The median duration trip for a casual rider would cost $3.38 on a classic bike, or $6.88 on an electric bike. For members, that same trip would be free on a classic bike, or $2.38 on an electric bike. As an example, the email might read, “You would have saved $4.50 with a Cyclistic membership. Over the last X number of rides, you would have saved $X. Join Cyclistic.” These emails could be analyzed using an A/B split test to measure their impact on membership purchase.
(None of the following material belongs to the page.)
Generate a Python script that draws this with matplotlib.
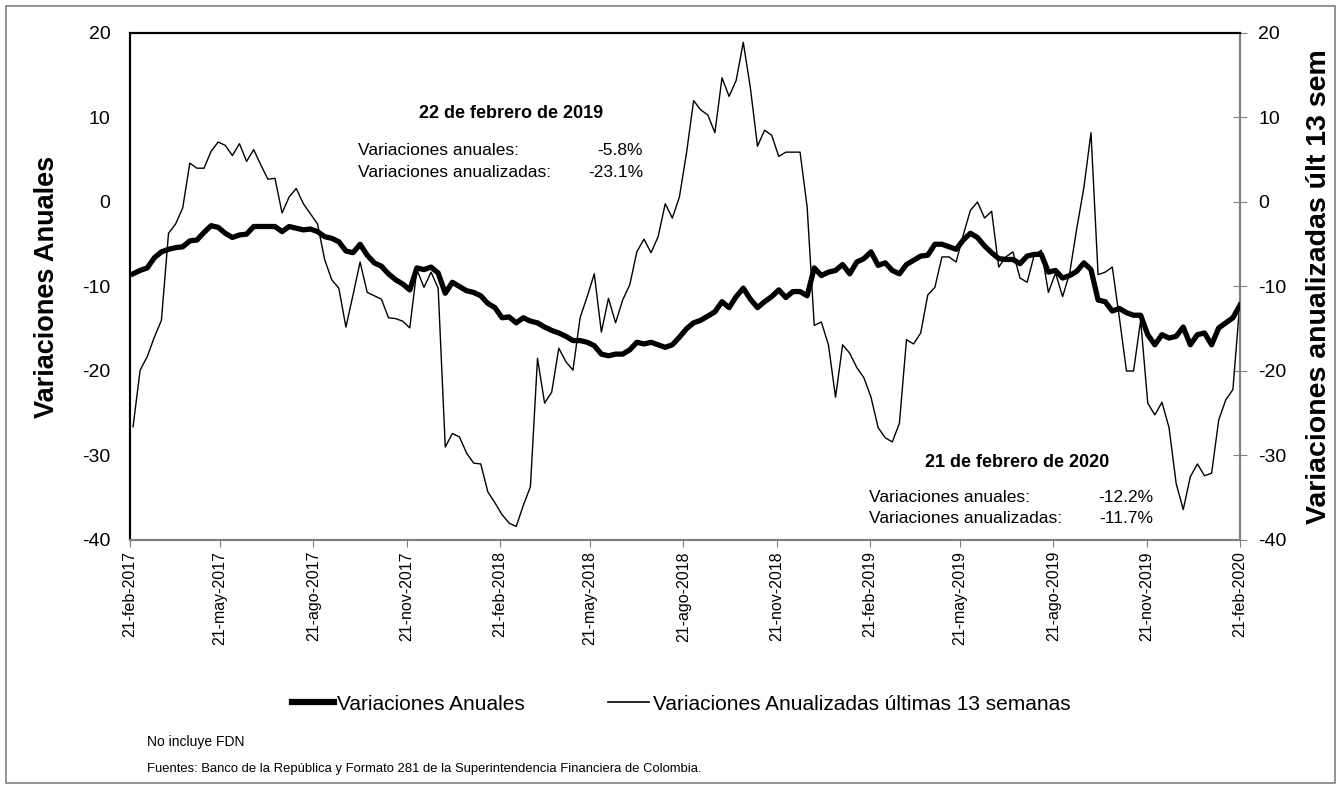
import numpy as np
import pandas as pd
import matplotlib
matplotlib.use("Agg")
import matplotlib.pyplot as plt
from matplotlib.patches import Rectangle
from matplotlib.lines import Line2D

plt.rcParams['font.family'] = ['Liberation Sans', 'DejaVu Sans']
plt.rcParams['axes.unicode_minus'] = False

# weekly data, fridays, 24-feb-2017 .. 21-feb-2020
fechas = pd.date_range(end='2020-02-21', periods=157, freq='7D')

var_anual = [
    -8.5, -8.1, -7.8, -6.6, -5.9, -5.6, -5.4, -5.3, -4.6, -4.5,
    -3.6, -2.8, -3.0, -3.7, -4.2, -3.9, -3.8, -2.9, -2.9, -2.9,
    -2.9, -3.5, -2.9, -3.1, -3.3, -3.2, -3.5, -4.1, -4.3, -4.7,
    -5.8, -6.0, -5.0, -6.3, -7.2, -7.6, -8.5, -9.2, -9.7, -10.4,
    -7.8, -8.0, -7.7, -8.4, -10.8, -9.5, -10.0, -10.5, -10.7, -11.1,
    -12.0, -12.5, -13.7, -13.6, -14.3, -13.7, -14.1, -14.3, -14.8, -15.2,
    -15.5, -15.9, -16.4, -16.4, -16.6, -17.0, -18.0, -18.2, -18.0, -18.0,
    -17.5, -16.6, -16.8, -16.6, -16.9, -17.2, -16.9, -16.0, -15.0, -14.3,
    -14.0, -13.5, -13.0, -11.8, -12.5, -11.2, -10.2, -11.5, -12.5, -11.8,
    -11.2, -10.4, -11.3, -10.6, -10.6, -11.1, -7.8, -8.7, -8.3, -8.1,
    -7.4, -8.5, -7.1, -6.7, -5.9, -7.5, -7.2, -8.1, -8.5, -7.4,
    -6.9, -6.4, -6.3, -5.0, -5.0, -5.3, -5.6, -4.5, -3.7, -4.2,
    -5.2, -6.0, -6.7, -6.8, -6.8, -7.3, -6.4, -6.2, -6.2, -8.3,
    -8.1, -9.0, -8.7, -8.2, -7.2, -8.0, -11.6, -11.8, -12.9, -12.6,
    -13.1, -13.4, -13.4, -15.7, -16.9, -15.7, -16.1, -15.9, -14.8, -16.9,
    -15.7, -15.5, -16.9, -14.9, -14.3, -13.7, -12.2,
]

var_13sem = [
    -26.6, -19.9, -18.3, -16.0, -14.0, -3.7, -2.6, -0.7, 4.6, 4.0,
    4.0, 6.0, 7.1, 6.7, 5.5, 6.9, 4.8, 6.2, 4.4, 2.7,
    2.8, -1.3, 0.6, 1.6, -0.2, -1.4, -2.6, -6.8, -9.2, -10.2,
    -14.8, -11.0, -7.1, -10.7, -11.1, -11.5, -13.7, -13.8, -14.1, -14.9,
    -8.0, -10.1, -8.3, -10.2, -29.0, -27.4, -27.8, -29.7, -30.9, -31.0,
    -34.3, -35.6, -37.0, -38.0, -38.4, -35.9, -33.7, -18.5, -23.8, -22.5,
    -17.3, -18.9, -19.9, -13.7, -11.2, -8.5, -15.4, -11.4, -14.3, -11.6,
    -9.8, -5.9, -4.4, -6.0, -4.1, -0.2, -1.9, 0.6, 5.8, 12.0,
    10.9, 10.3, 8.2, 14.7, 12.5, 14.4, 18.9, 13.5, 6.6, 8.5,
    7.9, 5.4, 5.9, 5.9, 5.9, -0.6, -14.6, -14.2, -16.9, -23.1,
    -16.9, -17.9, -19.6, -20.8, -23.1, -26.7, -27.9, -28.4, -26.2, -16.3,
    -16.8, -15.5, -11.0, -10.1, -6.5, -6.5, -7.1, -3.9, -1.0, 0.0,
    -1.9, -1.1, -7.7, -6.5, -5.9, -9.0, -9.5, -6.3, -5.7, -10.7,
    -8.4, -11.2, -8.4, -3.1, 1.7, 8.2, -8.6, -8.3, -7.7, -13.7,
    -20.0, -20.0, -14.0, -23.8, -25.2, -23.7, -26.7, -33.3, -36.4, -32.5,
    -31.0, -32.4, -32.1, -25.8, -23.4, -22.2, -11.7,
]

meses = {2: 'feb', 5: 'may', 8: 'ago', 11: 'nov'}
tick_fechas = pd.date_range('2017-02-21', '2020-02-21', freq=pd.DateOffset(months=3))
tick_labels = [f"{d.day}-{meses[d.month]}-{d.year}" for d in tick_fechas]

W, H = 1341, 789
fig = plt.figure(figsize=(W / 100, H / 100), dpi=100)
ax = fig.add_axes([130 / W, 1 - 540 / H, 1110 / W, 507 / H])
ax2 = ax.twinx()

l1, = ax.plot(fechas, var_anual, color='black', lw=3.8, solid_joinstyle='round', zorder=3)
l2, = ax2.plot(fechas, var_13sem, color='black', lw=1.0)
ax.set_zorder(ax2.get_zorder() + 1)
ax.patch.set_visible(False)

for a in (ax, ax2):
    a.set_ylim(-40, 20)
    a.set_yticks(np.arange(-40, 21, 10))
ax.set_xlim(pd.Timestamp('2017-02-21'), pd.Timestamp('2020-02-21'))
ax.set_xticks(tick_fechas)
ax.set_xticklabels(tick_labels, rotation=90, fontsize=11.5)
ax.tick_params(axis='x', direction='out', length=5, color='#808080', pad=3)
ax.tick_params(axis='y', length=0, labelsize=14, pad=14)
ax2.tick_params(axis='y', direction='inout', length=10, color='#808080', labelsize=14, pad=8)

gris = '#808080'
for a in (ax, ax2):
    a.spines['left'].set_color('black')
    a.spines['top'].set_color('black')
    a.spines['bottom'].set_color(gris)
    a.spines['right'].set_color(gris)
    for s in a.spines.values():
        s.set_linewidth(1.5)

ax.set_ylabel('Variaciones Anuales', fontsize=19.5, fontweight='bold', labelpad=16)
ax2.set_ylabel('Variaciones anualizadas últ 13 sem', fontsize=20.5, fontweight='bold',
               rotation=90, labelpad=14)


def ftext(x, y, s, **kw):
    fig.text(x / W, 1 - y / H, s, **kw)


# annotations
ftext(511, 118, '22 de febrero de 2019', fontsize=13, fontweight='bold', ha='center', va='baseline')
ftext(358, 155, 'Variaciones anuales:', fontsize=12.5, va='baseline')
ftext(643, 155, '-5.8%', fontsize=12.5, ha='right', va='baseline')
ftext(358, 177, 'Variaciones anualizadas:', fontsize=12.5, va='baseline')
ftext(643, 177, '-23.1%', fontsize=12.5, ha='right', va='baseline')

ftext(1017, 467, '21 de febrero de 2020', fontsize=13, fontweight='bold', ha='center', va='baseline')
ftext(869, 502, 'Variaciones anuales:', fontsize=12.5, va='baseline')
ftext(1153, 502, '-12.2%', fontsize=12.5, ha='right', va='baseline')
ftext(869, 523, 'Variaciones anualizadas:', fontsize=12.5, va='baseline')
ftext(1153, 523, '-11.7%', fontsize=12.5, ha='right', va='baseline')

# legend
h1 = Line2D([], [], color='black', lw=4.5)
h2 = Line2D([], [], color='black', lw=1.2)
fig.legend([h1, h2], ['Variaciones Anuales', 'Variaciones Anualizadas últimas 13 semanas'],
           loc='center', bbox_to_anchor=(681 / W, 1 - 704 / H), ncol=2, frameon=False,
           fontsize=15, handlelength=2.0, handletextpad=0.15, columnspacing=4.0)

# footnotes
ftext(147, 746, 'No incluye FDN', fontsize=10, va='baseline')
ftext(147, 772, 'Fuentes: Banco de la República y Formato 281 de la Superintendencia Financiera de Colombia.',
      fontsize=9.4, va='baseline')

# outer frame
fig.patches.append(Rectangle((6 / W, 6 / H), 1 - 12 / W, 1 - 12 / H, transform=fig.transFigure,
                             fill=False, edgecolor=gris, lw=1.2))

fig.savefig('out.png', dpi=100)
4.2 Promote Cyclistic as a way to access events and activities

Casual riders are most active during weekends and evenings in warmer months. The data suggests that casual riders generally use Cyclistic for leisure and recreation. Cyclistic can leverage this information to convert casual riders to members by promoting upcoming events and activities with information about which Cyclistic stations are nearest to the event. This informational campaign would include information about the benefits of Cyclistic membership, and a call to action to join. Cyclistic could possibly partner with events or venues to offer benefits to Cyclistic members, such as presale tickets or discounted access.

The informational campaign would include a weekly email to both members and casual riders, as well as posts on social media. The emails would follow a digest or newsletter format with event details as well as information about the nearest Cyclistic stations and calls to action for casual riders to purchase Cyclistic memberships. The social media component of this campaign would focus on one event per post. The posts would be visually focused, showing the event name, location, and nearest stations superimposed on top of an event specific photo or illustration. A text caption would reiterate key details, as well a call to action to join Cyclistic as a member through a link. The impact of this campaign could be measured by observing the number of recipients who click through and purchase a Cyclistic membership.
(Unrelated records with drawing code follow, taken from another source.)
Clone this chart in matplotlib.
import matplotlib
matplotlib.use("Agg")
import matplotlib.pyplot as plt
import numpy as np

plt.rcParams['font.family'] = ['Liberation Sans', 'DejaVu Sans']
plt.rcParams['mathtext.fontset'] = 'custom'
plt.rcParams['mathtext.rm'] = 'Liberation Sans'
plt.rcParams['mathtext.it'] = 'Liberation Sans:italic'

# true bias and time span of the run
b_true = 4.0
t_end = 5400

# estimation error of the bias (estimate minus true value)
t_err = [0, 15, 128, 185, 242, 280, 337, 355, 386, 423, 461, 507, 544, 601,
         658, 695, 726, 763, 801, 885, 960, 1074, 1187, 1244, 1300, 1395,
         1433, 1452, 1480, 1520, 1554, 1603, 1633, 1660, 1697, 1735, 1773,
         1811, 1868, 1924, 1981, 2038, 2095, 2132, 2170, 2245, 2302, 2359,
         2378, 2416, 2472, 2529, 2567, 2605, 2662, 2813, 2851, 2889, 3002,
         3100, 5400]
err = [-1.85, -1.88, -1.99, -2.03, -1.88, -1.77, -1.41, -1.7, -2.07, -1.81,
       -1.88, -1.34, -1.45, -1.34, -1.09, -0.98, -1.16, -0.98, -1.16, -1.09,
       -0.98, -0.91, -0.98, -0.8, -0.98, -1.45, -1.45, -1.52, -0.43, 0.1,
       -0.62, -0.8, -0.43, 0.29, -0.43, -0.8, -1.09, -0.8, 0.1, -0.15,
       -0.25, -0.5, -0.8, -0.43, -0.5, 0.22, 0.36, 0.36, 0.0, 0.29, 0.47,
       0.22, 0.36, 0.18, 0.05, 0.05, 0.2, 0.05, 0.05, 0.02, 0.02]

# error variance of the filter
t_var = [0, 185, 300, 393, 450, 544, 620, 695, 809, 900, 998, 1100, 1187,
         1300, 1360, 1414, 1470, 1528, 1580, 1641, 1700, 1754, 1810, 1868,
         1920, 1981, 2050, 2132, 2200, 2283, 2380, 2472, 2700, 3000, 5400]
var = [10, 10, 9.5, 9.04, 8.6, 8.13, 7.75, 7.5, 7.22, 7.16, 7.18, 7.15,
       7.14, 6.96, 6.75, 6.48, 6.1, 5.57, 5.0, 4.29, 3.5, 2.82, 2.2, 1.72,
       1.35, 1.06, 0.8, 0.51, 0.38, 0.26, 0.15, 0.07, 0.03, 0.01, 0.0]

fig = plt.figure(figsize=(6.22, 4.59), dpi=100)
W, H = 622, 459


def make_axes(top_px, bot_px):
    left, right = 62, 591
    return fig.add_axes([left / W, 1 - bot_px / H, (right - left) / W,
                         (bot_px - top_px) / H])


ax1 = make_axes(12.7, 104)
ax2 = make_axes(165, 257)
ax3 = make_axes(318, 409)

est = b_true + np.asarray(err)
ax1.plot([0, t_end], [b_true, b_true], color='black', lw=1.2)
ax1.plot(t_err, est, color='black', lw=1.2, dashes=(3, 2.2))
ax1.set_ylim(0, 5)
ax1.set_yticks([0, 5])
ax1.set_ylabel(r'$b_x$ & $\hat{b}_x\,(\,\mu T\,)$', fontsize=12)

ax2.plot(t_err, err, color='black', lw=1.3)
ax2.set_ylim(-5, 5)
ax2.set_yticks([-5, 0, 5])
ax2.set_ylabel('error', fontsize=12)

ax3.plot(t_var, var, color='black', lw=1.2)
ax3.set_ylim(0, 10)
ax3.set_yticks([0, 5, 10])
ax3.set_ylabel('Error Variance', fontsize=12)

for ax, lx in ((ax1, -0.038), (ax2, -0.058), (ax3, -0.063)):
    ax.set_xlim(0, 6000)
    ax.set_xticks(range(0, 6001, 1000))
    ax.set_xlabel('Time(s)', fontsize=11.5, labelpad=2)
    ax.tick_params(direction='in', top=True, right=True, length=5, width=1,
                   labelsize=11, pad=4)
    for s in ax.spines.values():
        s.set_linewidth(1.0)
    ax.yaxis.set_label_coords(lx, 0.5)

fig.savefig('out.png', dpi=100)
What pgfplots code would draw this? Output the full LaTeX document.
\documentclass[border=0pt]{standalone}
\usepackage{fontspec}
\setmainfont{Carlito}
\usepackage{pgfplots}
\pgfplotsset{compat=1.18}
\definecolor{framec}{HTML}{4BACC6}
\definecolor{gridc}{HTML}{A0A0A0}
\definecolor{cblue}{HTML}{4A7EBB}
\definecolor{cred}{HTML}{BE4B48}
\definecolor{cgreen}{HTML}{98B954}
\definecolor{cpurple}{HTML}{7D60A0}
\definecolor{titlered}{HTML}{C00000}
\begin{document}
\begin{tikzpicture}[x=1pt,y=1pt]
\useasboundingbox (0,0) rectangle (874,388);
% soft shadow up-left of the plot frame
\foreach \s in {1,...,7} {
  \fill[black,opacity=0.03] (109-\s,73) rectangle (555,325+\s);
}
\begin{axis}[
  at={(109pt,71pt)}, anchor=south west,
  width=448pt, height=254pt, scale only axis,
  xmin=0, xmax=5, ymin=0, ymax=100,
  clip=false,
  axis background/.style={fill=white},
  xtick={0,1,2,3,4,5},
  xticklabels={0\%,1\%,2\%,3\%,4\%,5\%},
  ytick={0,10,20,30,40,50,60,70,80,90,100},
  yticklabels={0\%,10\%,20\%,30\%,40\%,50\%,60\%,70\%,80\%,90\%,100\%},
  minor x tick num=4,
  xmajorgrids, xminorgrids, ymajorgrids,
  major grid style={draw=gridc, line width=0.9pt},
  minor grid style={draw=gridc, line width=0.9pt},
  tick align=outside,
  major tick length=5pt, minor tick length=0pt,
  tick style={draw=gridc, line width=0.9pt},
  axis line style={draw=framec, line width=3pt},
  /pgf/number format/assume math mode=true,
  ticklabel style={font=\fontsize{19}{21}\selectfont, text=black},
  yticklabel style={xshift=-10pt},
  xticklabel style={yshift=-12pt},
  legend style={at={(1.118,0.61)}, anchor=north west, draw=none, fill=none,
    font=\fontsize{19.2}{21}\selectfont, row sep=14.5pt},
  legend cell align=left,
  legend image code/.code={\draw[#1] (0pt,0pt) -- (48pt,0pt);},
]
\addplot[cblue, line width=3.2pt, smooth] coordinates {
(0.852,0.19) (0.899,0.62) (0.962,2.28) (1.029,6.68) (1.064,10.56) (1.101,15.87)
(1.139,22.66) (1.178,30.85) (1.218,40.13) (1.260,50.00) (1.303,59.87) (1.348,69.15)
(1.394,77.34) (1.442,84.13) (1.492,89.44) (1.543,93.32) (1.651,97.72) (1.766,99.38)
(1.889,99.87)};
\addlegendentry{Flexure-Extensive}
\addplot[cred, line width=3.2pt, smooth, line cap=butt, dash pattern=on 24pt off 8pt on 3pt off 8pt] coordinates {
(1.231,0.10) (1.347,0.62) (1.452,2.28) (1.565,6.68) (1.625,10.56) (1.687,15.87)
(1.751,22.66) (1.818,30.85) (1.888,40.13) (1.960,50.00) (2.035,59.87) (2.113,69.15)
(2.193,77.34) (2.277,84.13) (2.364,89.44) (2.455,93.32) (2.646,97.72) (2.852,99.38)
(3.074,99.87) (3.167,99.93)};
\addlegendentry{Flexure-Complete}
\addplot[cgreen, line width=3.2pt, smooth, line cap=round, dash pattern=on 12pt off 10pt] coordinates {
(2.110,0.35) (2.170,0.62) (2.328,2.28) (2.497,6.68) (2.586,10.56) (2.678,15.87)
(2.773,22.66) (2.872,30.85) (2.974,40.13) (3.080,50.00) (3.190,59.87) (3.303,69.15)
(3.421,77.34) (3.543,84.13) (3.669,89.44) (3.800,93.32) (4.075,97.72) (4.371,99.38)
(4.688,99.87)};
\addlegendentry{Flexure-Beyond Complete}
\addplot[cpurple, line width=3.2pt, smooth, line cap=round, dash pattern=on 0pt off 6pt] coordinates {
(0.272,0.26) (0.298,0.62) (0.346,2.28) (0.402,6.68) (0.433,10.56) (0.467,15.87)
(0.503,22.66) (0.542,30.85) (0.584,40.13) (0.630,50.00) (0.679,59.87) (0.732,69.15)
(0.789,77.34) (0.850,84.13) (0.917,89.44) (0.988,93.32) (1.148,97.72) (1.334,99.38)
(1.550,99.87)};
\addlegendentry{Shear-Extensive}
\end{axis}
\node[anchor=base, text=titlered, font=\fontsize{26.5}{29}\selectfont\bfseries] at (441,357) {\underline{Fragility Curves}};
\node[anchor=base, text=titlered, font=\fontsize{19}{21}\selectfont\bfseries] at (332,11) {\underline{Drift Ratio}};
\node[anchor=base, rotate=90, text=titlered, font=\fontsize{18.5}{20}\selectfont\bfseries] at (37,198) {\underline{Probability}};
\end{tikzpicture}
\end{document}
4.3 Raise Awareness of Cycling Infrastructure

The heaviest concentration of Cyclistic trips are in the “Loop” and around the shore of Lake Michigan. These areas have a higher density of cycling infrastructure than most other areas of Chicago, as seen on this map. Cyclistic can highlight cycling infrastructure throughout the city through email and social media as a way of encouraging casual riders to use bike-share more often and become Cyclistic members.

The most common concern about bicycling among adults in the United States is being hit by a motor vehicle while riding a bicycle, according to a 2018 study by Corona Insights performed for the nonprofit PeopleForBikes. Other studies on bike share programs have found that traffic safety concerns are among the top barriers to bike-share usage. (Franckle et al., 2020) Buffered and protected bike lanes have been demonstrated to increase the perception of comfort and safety, as well as the percent of individuals interested in bicycling on those paths. (McNeil et al., 2019) Creating content featuring buffered and protected bike lanes could encourage casual riders to use Cyclistic more often and join as members.
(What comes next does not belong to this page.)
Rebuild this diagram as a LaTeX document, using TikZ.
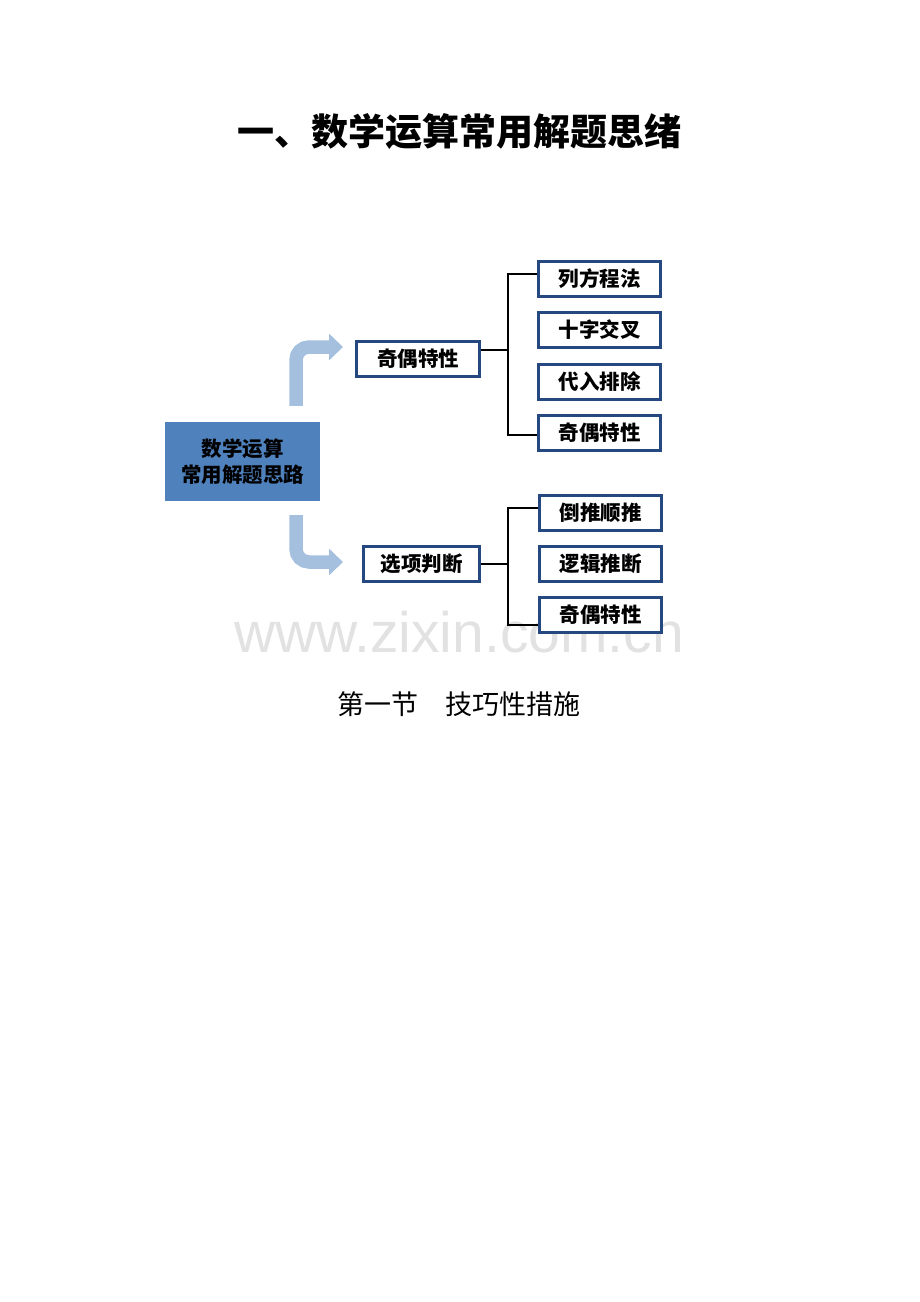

On a weekly or semi-monthly basis during the warmer months of May through October, Cyclistic could profile a different cycling lane or off-street trail. The profiles could include maps, photographs, short-form videos, quotes from riders sharing tips or things they like about the routes, as well as points of interest, and Cyclistic stations nearby. Each profile would be shared through email and social media channels. Calls to action to join Cyclistic as a member would be included in each post. Ridership at stations along the profiled route could be monitored and compared to historical averages to assess the impact of this campaign.